Но он продолжал бодриться. Отсылал таковые грамотки Андрею Андреевичу Виниусу, коего почитал:
«В Марсовом ярме непрестанно труждаемся. Здесь, слава богу, всё здорово и в городе Марсовым плугом всё испахано и насеяно, и не токмо в городе, но и во рву. И ныне ожидаем доброго рождения».
Бодрился, бодрился. И других взбадривал. А душа изнемогала. Неужто их ждёт бесславная ретирада, подобно той, которую испытал князь Василий Голицын? Допустимо ли это? Первый взаправдашний поход, первая в его жизни военная кампания, которую он мнил увенчать победоносной викторией, — и вдруг столь постыдный афронт! Он отгонял эти мысли от себя, а они всё возвращались и возвращались...
Укором ему был сам русский лагерь. Он мало-помалу обращался в лазарет. Больных становилось всё больше, лекари были беспомощны. Недостаток испытывался во всём, подвоз притекал малым ручейком.
А сентябрь стал крут. Ветры задували всё свирепей. Казалось, сама природа ополчилась против стана русского царя, против его самого, против его казавшейся такой победительной самоуверенности.
Наконец, уверившись в том, что Азов не взять, что два приступа показали их неподготовленность, Пётр созвал консилиум.
— Как быть, господа генералитет? — напрямую спросил он. — Чую напрасность наших усилий. Приступа наши враги Христова имени отбили. Что далее?
Поднялся Лефорт, царский любимец:
— Снять надобно осаду, государь Питер. Болезни войско косят, сама природа нас гонит.
— Ия так полагаю, государь, — поддержал его Фёдор Головин. А другой Головин, Автоном, был ещё категоричней:
— Афронт, государь, полный афронт. Надобно отступить, возвратиться.
— Воротимся на будущий год, собравши всю воинскую силу, на многих больших судах. Кои и с моря турка начнут теснить, — высказался Фёдор.
— За битого двух небитых дают, — с горькой усмешкой произнёс Пётр. — Быть посему.
— Побойся Бога, Питер! — воскликнул Лефорт, — Мы не биты вовсе, мы ретируемся пред обстоятельствами. Не турки против нас, а небеса.
— Верно говоришь, Франц, — оживился Пётр. — Мы отступим по велению небес. С таковой волей не поспоришь. Верно?
И все были согласны.
К тому ж приходили добрые вести от Шереметева. Он с казаками гетмана Ивана Мазепы взял некоторые татарские городки, устроив переполох меж крымцев. Они срочно подтянули татарскую конницу из Бахчисарая и других улусов. Всё ж не занапрасно труждались: Таган и Кызы-Кермен остались в руках Москвы.

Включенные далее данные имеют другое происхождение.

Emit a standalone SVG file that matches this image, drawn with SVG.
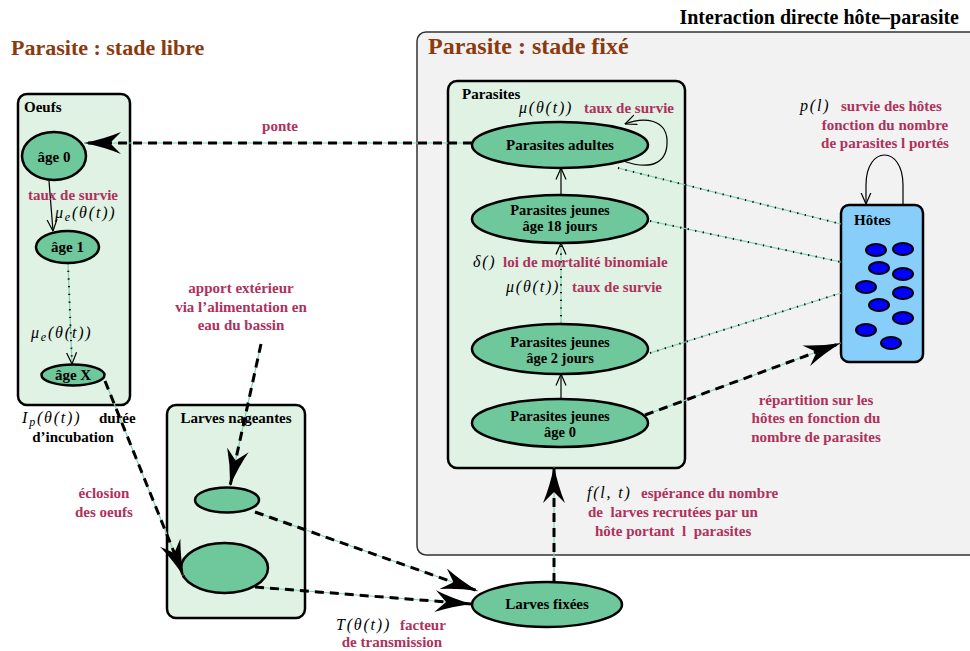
<svg xmlns="http://www.w3.org/2000/svg" width="970" height="651" viewBox="0 0 970 651">
<style>
text{font-family:"Liberation Serif","Times New Roman",serif;}
.lab{font-weight:bold;font-size:15px;fill:#000;text-anchor:middle}
.lab2{font-weight:bold;font-size:14.5px;fill:#000;text-anchor:middle}
.hd{font-weight:bold;font-size:15px;fill:#000}
.red{font-weight:bold;font-size:15px;fill:#b0305c}
.redc{font-weight:bold;font-size:15px;fill:#b0305c;text-anchor:middle}
.m{font-style:italic;font-size:16px;fill:#000;letter-spacing:1.8px}
.box{fill:#dff2e4;stroke:#000;stroke-width:2.5}
.ell{fill:#6fc79c;stroke:#000;stroke-width:2.5}
.g{fill:none;stroke:#7fd3b0;stroke-width:1.2}
.dash{fill:none;stroke:#000;stroke-width:3;stroke-dasharray:9 6}
.dot{fill:none;stroke:#000;stroke-width:2;stroke-dasharray:1.2 6.5}
.thin{fill:none;stroke:#000;stroke-width:1.2}
.host{fill:#0000ff;stroke:#000;stroke-width:2}
</style>
<defs>
<marker id="big" markerUnits="userSpaceOnUse" viewBox="0 0 38 22" markerWidth="38" markerHeight="22" refX="37" refY="11" orient="auto">
<path d="M37,11 Q17,7 0,0 L11,11 L0,22 Q17,15 37,11 Z" fill="#000" stroke="none"/>
</marker>
<marker id="open" markerUnits="userSpaceOnUse" viewBox="0 0 12 12" markerWidth="12" markerHeight="12" refX="11.5" refY="6" orient="auto">
<path d="M0,1 L11.5,6 L0,11" fill="none" stroke="#000" stroke-width="1.2" stroke-dasharray="none"/>
</marker>
</defs>

<rect width="970" height="651" fill="#fff"/>

<g id="titles">
<text x="959" y="24" font-weight="bold" font-size="20" text-anchor="end">Interaction directe hôte–parasite</text>
<text x="11" y="55" font-weight="bold" font-size="22" fill="#8b3a0f">Parasite : stade libre</text>
</g>

<g id="fixe">
<rect x="417" y="32" width="570" height="523" rx="9" fill="#f2f2f2" stroke="#333" stroke-width="1.5"/>
<text x="428" y="54" font-weight="bold" font-size="24" fill="#8b3a0f">Parasite : stade fixé</text>
</g>

<g id="oeufs">
<rect class="box" x="18" y="94" width="112" height="311" rx="9"/>
<text class="hd" x="24" y="112">Oeufs</text>
</g>
<g id="age0"><ellipse class="ell" cx="54" cy="156" rx="32" ry="24"/><text class="lab" x="54" y="162">âge 0</text></g>
<g id="age1"><ellipse class="ell" cx="67.5" cy="247" rx="31.5" ry="16"/><text class="lab" x="67.5" y="252">âge 1</text></g>
<g id="ageX"><ellipse class="ell" cx="73" cy="375" rx="31.5" ry="10.5"/><text class="lab" x="73" y="380">âge X</text></g>

<g id="parasites">
<rect class="box" x="448" y="81" width="237" height="387" rx="9"/>
<text class="hd" x="462" y="99">Parasites</text>
</g>
<g id="adultes"><ellipse class="ell" cx="560" cy="145" rx="88" ry="23"/><text class="lab" x="560" y="150">Parasites adultes</text></g>
<g id="j18"><ellipse class="ell" cx="560" cy="219" rx="88" ry="24"/><text class="lab2" x="560" y="215">Parasites jeunes</text><text class="lab2" x="560" y="231">âge 18 jours</text></g>
<g id="j2"><ellipse class="ell" cx="560" cy="349" rx="88" ry="25"/><text class="lab2" x="560" y="347">Parasites jeunes</text><text class="lab2" x="560" y="363">âge 2 jours</text></g>
<g id="j0"><ellipse class="ell" cx="560" cy="423" rx="88" ry="24"/><text class="lab2" x="560" y="421">Parasites jeunes</text><text class="lab2" x="560" y="437">âge 0</text></g>

<g id="hotes">
<rect x="841" y="205" width="82" height="157" rx="8" fill="#87cefa" stroke="#000" stroke-width="2.5"/>
<text class="hd" x="854" y="225">Hôtes</text>
<ellipse class="host" cx="876" cy="250" rx="10" ry="6"/>
<ellipse class="host" cx="903" cy="249" rx="10" ry="6"/>
<ellipse class="host" cx="879" cy="268" rx="10" ry="6"/>
<ellipse class="host" cx="903" cy="274" rx="10" ry="6"/>
<ellipse class="host" cx="866" cy="287" rx="10" ry="6"/>
<ellipse class="host" cx="903" cy="293" rx="10" ry="6"/>
<ellipse class="host" cx="879" cy="305" rx="10" ry="6"/>
<ellipse class="host" cx="903" cy="318" rx="10" ry="6"/>
<ellipse class="host" cx="866" cy="330" rx="10" ry="6"/>
<ellipse class="host" cx="891" cy="343" rx="10" ry="6"/>
</g>

<g id="larves">
<rect class="box" x="167" y="405" width="138" height="213" rx="9"/>
<text class="lab" x="236" y="423">Larves nageantes</text>
</g>
<g id="lsmall"><ellipse class="ell" cx="227" cy="500" rx="32" ry="12.5"/></g>
<g id="lbig"><ellipse class="ell" cx="224.5" cy="568" rx="43.5" ry="25"/></g>
<g id="fixees"><ellipse class="ell" cx="547" cy="604.5" rx="75" ry="22.5"/><text class="lab" x="547" y="609">Larves fixées</text></g>

<g id="connectors">
<line class="g" x1="472" y1="143" x2="84" y2="143"/>
<line class="dash" x1="472" y1="143" x2="84" y2="143" marker-end="url(#big)"/>
<line class="thin" x1="49" y1="181" x2="53" y2="231" marker-end="url(#open)"/>
<line class="g" x1="68" y1="263" x2="72" y2="364"/>
<line class="dot" x1="68" y1="263" x2="72" y2="364" marker-end="url(#open)"/>
<line class="g" x1="105" y1="381" x2="184" y2="577"/>
<line class="dash" x1="105" y1="381" x2="184" y2="577" marker-end="url(#big)"/>
<line class="g" x1="261" y1="344" x2="230" y2="486"/>
<line class="dash" x1="261" y1="344" x2="230" y2="486" marker-end="url(#big)"/>
<line class="g" x1="255" y1="512" x2="478" y2="591"/>
<line class="dash" x1="255" y1="512" x2="478" y2="591" marker-end="url(#big)"/>
<line class="g" x1="255" y1="587" x2="472" y2="604"/>
<line class="dash" x1="255" y1="587" x2="472" y2="604" marker-end="url(#big)"/>
<line class="g" x1="554" y1="582" x2="554" y2="466"/>
<line class="dash" x1="554" y1="582" x2="554" y2="466" marker-end="url(#big)"/>
<line class="thin" x1="561" y1="399" x2="561" y2="374" marker-end="url(#open)"/>
<line class="g" x1="561" y1="324" x2="561" y2="243"/>
<line class="dot" x1="561" y1="324" x2="561" y2="243" marker-end="url(#open)"/>
<line class="thin" x1="561" y1="195" x2="561" y2="168" marker-end="url(#open)"/>
<path class="thin" d="M623,161 C655,172 668,160 667,140 C666,120 645,116 625,124" marker-end="url(#open)"/>
<line class="g" x1="618" y1="168" x2="841" y2="224"/>
<line class="dot" x1="618" y1="168" x2="841" y2="224"/>
<line class="g" x1="650" y1="221" x2="841" y2="262"/>
<line class="dot" x1="650" y1="221" x2="841" y2="262"/>
<line class="g" x1="650" y1="353" x2="841" y2="293"/>
<line class="dot" x1="650" y1="353" x2="841" y2="293"/>
<line class="g" x1="645" y1="415" x2="841" y2="343"/>
<line class="dash" x1="645" y1="415" x2="841" y2="343" marker-end="url(#big)"/>
<path class="thin" d="M903,205 L903,185 C903,145 866,145 866,185 L866,204" marker-end="url(#open)"/>
</g>

<g id="labels">
<text class="redc" x="280" y="131">ponte</text>
<text class="redc" x="73" y="200">taux de survie</text>
<text class="m" x="55" y="218">μ<tspan font-size="12" dy="3">e</tspan><tspan dy="-3">(θ(t))</tspan></text>
<text class="m" x="31" y="338">μ<tspan font-size="12" dy="3">e</tspan><tspan dy="-3">(θ(t))</tspan></text>
<text class="m" x="22" y="423">I<tspan font-size="12" dy="3">p</tspan><tspan dy="-3">(θ(t))</tspan></text>
<text class="hd" x="99" y="423">durée</text>
<text class="lab" x="73" y="442">d’incubation</text>
<text class="redc" x="104" y="498">éclosion</text>
<text class="redc" x="104" y="517">des oeufs</text>
<text class="redc" x="241" y="293">apport extérieur</text>
<text class="redc" x="241" y="312">via l’alimentation en</text>
<text class="redc" x="241" y="330">eau du bassin</text>
<text class="m" x="336" y="630">T(θ(t))</text>
<text class="red" x="400" y="630">facteur</text>
<text class="redc" x="392" y="647">de transmission</text>
<text class="m" x="519" y="113">μ(θ(t))</text>
<text class="red" x="584" y="113">taux de survie</text>
<text class="m" x="473" y="267">δ()</text>
<text class="red" x="503" y="267">loi de mortalité binomiale</text>
<text class="m" x="506" y="292">μ(θ(t))</text>
<text class="red" x="572" y="292">taux de survie</text>
<text class="m" x="800" y="111">p(l)</text>
<text class="red" x="841" y="111">survie des hôtes</text>
<text class="redc" x="885" y="130">fonction du nombre</text>
<text class="redc" x="885" y="148">de parasites l portés</text>
<text class="redc" x="816" y="405">répartition sur les</text>
<text class="redc" x="816" y="423">hôtes en fonction du</text>
<text class="redc" x="816" y="442">nombre de parasites</text>
<text class="m" x="587" y="498">f(l, t)</text>
<text class="red" x="641" y="498">espérance du nombre</text>
<text class="red" x="588" y="517" style="white-space:pre">de  larves recrutées par un</text>
<text class="red" x="595" y="536" style="white-space:pre">hôte portant  l  parasites</text>
</g>
</svg>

С тем и въехали в Москву. Колокольным звоном встречала она сильно поредевшее войско, сиянием своих куполов, толпою посадских. Царь верхом на коне глядел победителем. В самом деле, он победил в себе досаду, обиду, робость. Он был полон боевого духа. Он не сдался.
Он мыслил о грядущей виктории.
Глава пятая
ХИТРОВАНСТВА БОЛЬШОЕ ЗЕРЦАЛО
Как небо в высоте и земля в глубине,
так сердце царей — неисследимо.
Отдели примесь от серебра, и выйдет
у сребреника сосуд: удали неправедного
от царя, и престол его утвердится правдою.
Не величайся пред лицом царя и на месте
великих не становись... Веди тяжбу с соперником
твоим, но тайны другого не открывай...
Что может быть глупее... чем пресмыкаться перед
народом, домогаясь высокой должности,
снискивать посулами народное благоволение,
гоняться за рукоплесканиями глупцов?..
А громкие имена и почётные прозвища?!
А божеские почести, воздаваемые ничтожнейшим
людишкам, а торжественные обряды, которыми
сопричислялись к богам гнуснейшие тираны?!
В Посольском приказе собраны были все искусники по части дипломатии, знатоки языков, нравов и обычаев в разных царствах-государствах, исследователи характеров, одним словом, люди высокого ума и таковых же способностей. Их было не так уж много на Москве. Ну, может быть, каких-нибудь два-три десятка. Царь Пётр таковых отличал, понимая, что от них великая польза и прямой прибыток. Сами себя приказные называли хитрованцами, а свой приказ — хитрованства большое зерцало.